Coming out of the bye week and suffering from a season-long lack of production on kickoffs, the New England Patriots activated fourth-round pick Josh Boyce and put him back to return against the Carolina Panthers. The only thing was Boyce did not get to take any kicks out of the end zone.
Nevertheless, look to see the TCU product awaiting Matt Prater‘s kicks Sunday night versus the Denver Broncos. Boyce has only played in five games this season but his trials as a kick returner could give the squad an unexpected burst of productivity. In college, Boyce returned three kicks for an average of 31.0 yards a piece, which is much better than what the Patriots have averaged this year. New England is 31st in the NFL in kick return average at 20.1 yards per return, well behind the top spot held by the Green Bay Packers at 28.6.

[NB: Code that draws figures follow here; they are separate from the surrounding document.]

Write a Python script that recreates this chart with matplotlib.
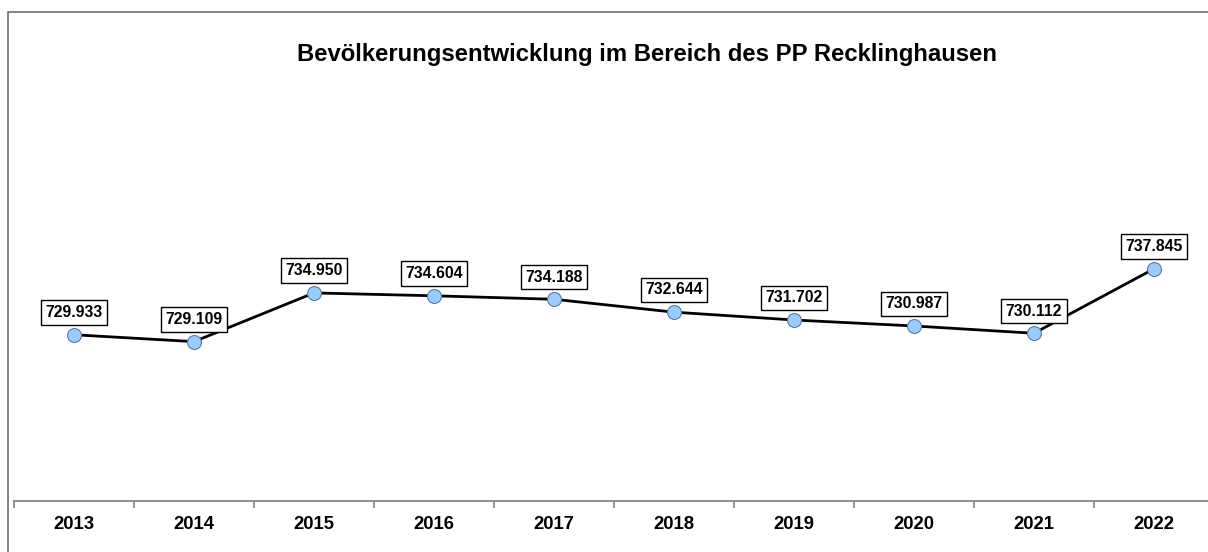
import matplotlib
matplotlib.use("Agg")
import matplotlib.pyplot as plt
from matplotlib.patches import Rectangle

years = ["2013", "2014", "2015", "2016", "2017", "2018", "2019", "2020", "2021", "2022"]
population = [729.933, 729.109, 734.950, 734.604, 734.188, 732.644, 731.702, 730.987, 730.112, 737.845]
labels = ["729.933", "729.109", "734.950", "734.604", "734.188", "732.644", "731.702", "730.987", "730.112", "737.845"]
title = "Bevölkerungsentwicklung im Bereich des PP Recklinghausen"

W, H = 1208, 552
fig = plt.figure(figsize=(W / 100, H / 100), dpi=100)
plt.rcParams['font.family'] = ['Liberation Sans', 'DejaVu Sans']

# outer border
fig.patches.append(Rectangle((8 / W, -0.1), 1.5, (H - 12) / H + 0.1, transform=fig.transFigure,
                             fill=False, edgecolor="#6e6e6e", linewidth=1.2))

left, right = 14 / W, 1214 / W
bottom, top = (H - 501) / H, (H - 84) / H
ax = fig.add_axes([left, bottom, right - left, top - bottom])
ax.set_facecolor("none")

x = list(range(len(years)))
ax.plot(x, population, color="black", linewidth=2.0, marker="o", markersize=10,
        markerfacecolor="#99CCFF", markeredgecolor="#5a7aa0", markeredgewidth=0.8, zorder=3)

for xi, yi, lab in zip(x, population, labels):
    ax.annotate(lab, (xi, yi), xytext=(0, 16), textcoords="offset points",
                ha="center", va="center", fontsize=11.3, fontweight="bold",
                bbox=dict(boxstyle="square,pad=0.3", facecolor="white", edgecolor="black", linewidth=1.0))

ax.set_xlim(-0.5, len(years) - 0.5)
ax.set_ylim(710, 760)
ax.set_yticks([])
ax.set_xticks([i - 0.5 for i in range(len(years) + 1)], minor=False)
ax.set_xticklabels([])
ax.set_xticks(x, minor=True)
ax.set_xticklabels(years, minor=True, fontsize=13.3, fontweight="bold")
ax.tick_params(axis="x", which="major", length=5, width=1.2, color="#808080", direction="out")
ax.tick_params(axis="x", which="minor", length=0, pad=11)
for s in ["top", "right", "left"]:
    ax.spines[s].set_visible(False)
ax.spines["bottom"].set_color("#909090")
ax.spines["bottom"].set_linewidth(1.5)

fig.text(647 / W, (H - 55) / H, title, ha="center", va="center", fontsize=17.2, fontweight="bold")

fig.savefig("out.png", dpi=100)
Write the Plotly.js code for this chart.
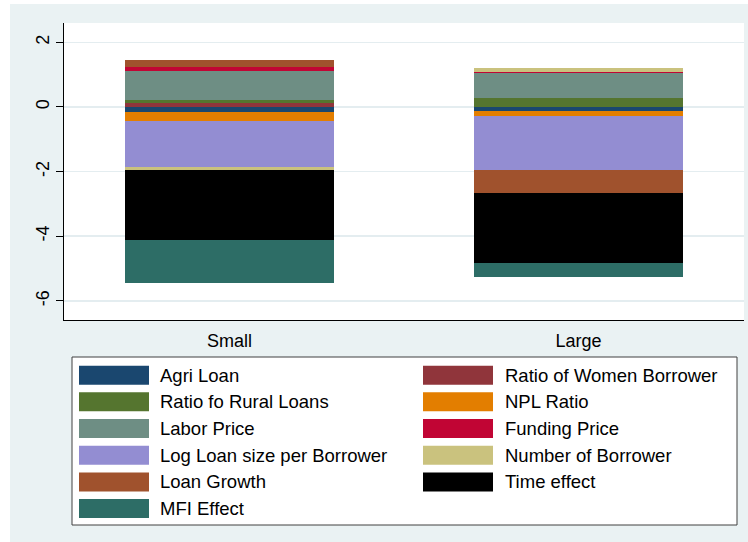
<!DOCTYPE html>
<html><head><meta charset="utf-8">
<script src="https://cdn.plot.ly/plotly-3.0.1.min.js"></script>
<style>html,body{margin:0;padding:0;background:#fff}#chart{width:748px;height:542px}</style>
</head><body><div id="chart"></div>
<script>
const categories = ['Small', 'Large'];
const seriesNames = ['Agri Loan', 'Ratio of Women Borrower', 'Ratio fo Rural Loans', 'NPL Ratio',
  'Labor Price', 'Funding Price', 'Log Loan size per Borrower', 'Number of Borrower',
  'Loan Growth', 'Time effect', 'MFI Effect'];
const seriesColors = ['#1a476f', '#90353b', '#55752f', '#e37e00', '#6e8e84', '#c10534',
  '#938dd2', '#cac27e', '#a0522d', '#000000', '#2d6d66'];
const agriLoan = [-0.155, -0.124];
const womenBorrower = [0.124, 0.0];
const ruralLoans = [0.093, 0.279];
const nplRatio = [-0.279, -0.144];
const laborPrice = [0.898, 0.774];
const fundingPrice = [0.124, 0.031];
const logLoanSize = [-1.424, -1.682];
const numBorrower = [-0.093, 0.124];
const loanGrowth = [0.217, -0.712];
const timeEffect = [-2.167, -2.167];
const mfiEffect = [-1.341, -0.433];
const yTicks = [-6, -4, -2, 0, 2];

const seriesValues = [agriLoan, womenBorrower, ruralLoans, nplRatio, laborPrice, fundingPrice,
  logLoanSize, numBorrower, loanGrowth, timeEffect, mfiEffect];

const W = 748, H = 542;
const M = {l: 64, r: 4, t: 23, b: 222};
const PW = W - M.l - M.r, PH = H - M.t - M.b;
const px = x => (x - M.l) / PW;
const py = y => (H - M.b - y) / PH;

const traces = seriesNames.map((name, i) => ({
  type: 'bar', name: name, x: categories, y: seriesValues[i], width: 0.6,
  marker: {color: seriesColors[i], line: {width: 0}}, showlegend: false,
  hovertemplate: name + ': %{y}<extra></extra>'
}));

const shapes = [
  {type: 'rect', xref: 'paper', yref: 'paper', x0: px(0), x1: px(10), y0: py(H), y1: py(0),
   fillcolor: '#ffffff', line: {width: 0}, layer: 'below'},
  {type: 'rect', xref: 'paper', yref: 'paper', x0: px(0), x1: px(W), y0: py(4), y1: py(0),
   fillcolor: '#ffffff', line: {width: 0}, layer: 'below'},
  {type: 'line', xref: 'paper', yref: 'y', x0: 0, x1: 1, y0: 0, y1: 0,
   line: {color: '#c4304e', width: 2}, layer: 'below'},
  {type: 'rect', xref: 'paper', yref: 'paper', x0: px(72), x1: px(737), y0: py(525), y1: py(357),
   fillcolor: '#ffffff', line: {color: '#404040', width: 1}, layer: 'below'}
];
const annotations = [];
const colX = [79, 423], textX = [158, 503];
const rowTop0 = 365.7, rowPitch = 26.67, swH = 19, swW = 70;
seriesNames.forEach((name, i) => {
  const c = i % 2, r = Math.floor(i / 2);
  const top = rowTop0 + r * rowPitch;
  shapes.push({type: 'rect', xref: 'paper', yref: 'paper',
    x0: px(colX[c]), x1: px(colX[c] + swW), y0: py(top + swH), y1: py(top),
    fillcolor: seriesColors[i], line: {width: 0}, layer: 'above'});
  annotations.push({xref: 'paper', yref: 'paper', x: px(textX[c]), y: py(top + swH / 2),
    xanchor: 'left', yanchor: 'middle', showarrow: false, text: name,
    font: {size: 18.5, color: '#000000', family: 'Liberation Sans, Arial, sans-serif'}});
});

const layout = {
  width: W, height: H,
  margin: M,
  paper_bgcolor: '#eaf2f3', plot_bgcolor: '#ffffff',
  barmode: 'relative', bargap: 0,
  font: {family: 'Liberation Sans, Arial, sans-serif', size: 18, color: '#000000'},
  xaxis: {type: 'category', range: [-0.474, 1.474], showgrid: false, zeroline: false,
    showline: true, linecolor: '#000000', linewidth: 1, ticks: '', ticklabelstandoff: 4,
    tickfont: {size: 18}, fixedrange: true},
  yaxis: {range: [-6.594, 2.60], tickvals: yTicks, ticktext: yTicks.map(String),
    tickangle: -90, ticks: 'outside', ticklen: 7, tickwidth: 1, tickcolor: '#000000',
    showline: true, linecolor: '#000000', linewidth: 1, zeroline: false,
    showgrid: true, gridcolor: '#e4edf0', gridwidth: 1.5, tickfont: {size: 18},
    fixedrange: true},
  shapes: shapes, annotations: annotations, showlegend: false
};
Plotly.newPlot('chart', traces, layout, {displayModeBar: false, staticPlot: true});
</script>
</body></html>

Going into the Week 11 matchup with the Panthers, the Patriots seemed content with tossing LeGarrette Blount out for kickoff return duty and had yet to reap any rewards. Watching Blount on kickoffs does not make any opposing special teams coach nervous. He very well may be the slowest running back in the league at a bruising 6-1, 245 pound. Putting him at kickoffs makes you think Bill Belichick may be mocking the league’s new kickoff rules. As one of 18 players in the NFL who are qualified to lead the league in kickoff return average (one return per team’s game played), Blount is 16th at 23.3 yards per return. Minnesota Vickings‘ Cordarrelle Patterson is first at 34.4 yards per return with two touchdowns.
Blount clearly has not worked out and neither have any other returnees in New England. Matt Slater is the special teams captain and has one return for ten measly yards. Devin McCourty, another captain, has four returns for an average of 20.3 yards and Leon Washington, a former all-Pro, earned a roster spot basically for returning kicks, but has only been active for two games.
So nothing yet has worked out for New England’s returners and Boyce could be the guy with the answers. He has not seen the production at wide receiver that other rookie wide outs Aaron Dobson and Kenbrell Tompkins have, but he still can impact the season. His speed (4th among wide receivers at the 2013 NFL Combine) should mean more yards on kickoffs and less field for Tom Brady and the offense to cover.